Drew Limsky joined Lifestyle Media Group in August 2020 as Editor-in-Chief of South Florida Business & Wealth. His first issue of SFBW, October 2020, heralded a reimagined structure, with new content categories and a slew of fresh visual themes. “As sort of a cross between Forbes and Robb Report, with a dash of GQ and Vogue,” Limsky says, “SFBW reflects South Florida’s increasingly sophisticated and dynamic business and cultural landscape.”

Limsky, an avid traveler, swimmer and film buff who holds a law degree and Ph.D. from New York University, likes to say, “I’m a doctor, but I can’t operate—except on your brand.” He wrote his dissertation on the nonfiction work of Joan Didion. Prior to that, Limsky received his B.A. in English, summa cum laude, from Emory University and earned his M.A. in literature at American University in connection with a Masters Scholar Award fellowship.

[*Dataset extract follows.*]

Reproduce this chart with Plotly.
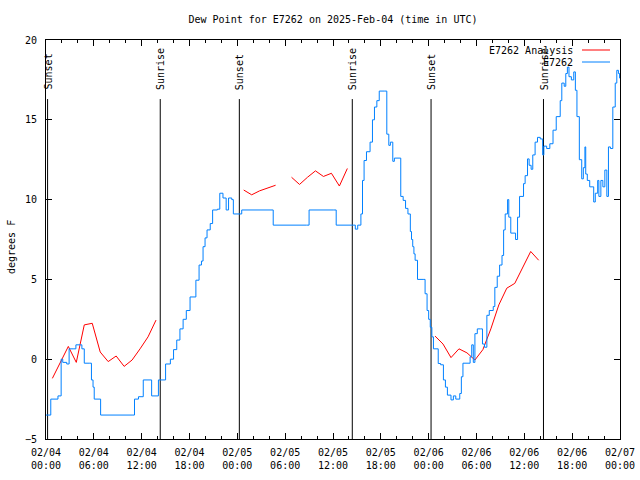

Limsky came to SFBW at the apex of a storied career in journalism and publishing that includes six previous lead editorial roles, including for some of the world’s best-known brands. He served as global editor-in-chief of Lexus magazine, founding editor-in-chief of custom lifestyle magazines for Cadillac and Holland America Line, and was the founding editor-in-chief of Modern Luxury Interiors South Florida. He also was the executive editor for B2B magazines for Acura and Honda Financial Services, and he served as travel editor for Conde Nast. Magazines under Limsky’s editorship have garnered more than 75 industry awards.

He has also written for many of the country’s top newspapers and magazines, including The New York Times, Washington Post, Los Angeles Times, Miami Herald, Boston Globe, USA Today, Worth, Robb Report, Afar, Time Out New York, National Geographic Traveler, Men’s Journal, Ritz-Carlton, Elite Traveler, Florida Design, Metropolis and Architectural Digest Mexico. His other clients have included Four Seasons, Acqualina Resort & Residences, Yahoo!, American Airlines, Wynn, Douglas Elliman and Corcoran. As an adjunct assistant professor, Limsky has taught journalism, film and creative writing at the City University of New York, Pace University, American University and other colleges.